Ben from "The Bachelor"

You see, the people on this reality show are more intolerable than the cast of the “Jersey Shore.” For starters, this program is filmed in southern California, which is home to all things narcissistic, false, and shallow. Many of the silly girls auditioning to be Ben’s wife are just as vacuous as the women I had the misfortune of being raised around during my formative years in Los Angeles. I mean, you have to be a little off to sign on for a show like this. Out of fifteen seasons, “The Bachelor” has only produced one successful marriage, so what makes anyone think these unions should be taken seriously? Fifteen minutes of fame is nice, I suppose, but an appearance on “The Bachelor” is more embarrassing than brag-worthy, if you ask me.

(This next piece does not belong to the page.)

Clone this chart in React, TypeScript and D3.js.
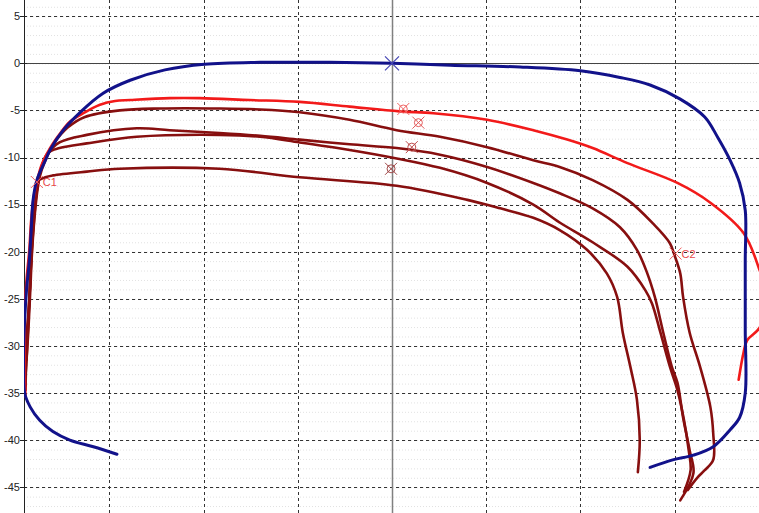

"Hello, we all look the same!"

“Jersey Shore” has some pretty idiotic people with no tact or social grace, but I must say — and I can’t believe I’m about to admit this —- the cast members are neither pretentious nor phony. They own their flaws and do not pretend to be anything other than their trashy, perpetually intoxicated, classless selves.

"Jersey Shore"

“The Bachelor” contestants try to give off a clean cut, poised, high brow image when they’re actually abominable and pathetic for participating in such a television series in the first place. As if the institution of marriage hasn’t been bastardized enough, these clones fuel the problem with their vapid conversations and expectation to have a meaningful relationship in an inorganic setting.

Every year, it’s the same story all over again: Pretty boy courts a bunch of spray-tanned blonds and brunettes, the girls fight to the death for him, crying sessions abound, the guy picks someone, a divorce or break-up ensues. There’s nothing interesting about any of these high society, empty folks, although the network does make a point to include at least one character who has been beaten up by life. Does it come as a surprise to you that this particular girl never gets the guy in the end and always heads home early on in the game? It shouldn’t.

I could go on and on until I find myself giving a glowing recommendation to “Jersey Shore,” which is undeserving of praise, so I’ll stop here and go to bed. As terrified as I am for my country, I refuse to lose another second of rest over “The Bachelor.” If I’m lucky, the show will come to a close after season sixteen — and Ben’s engagement — ends.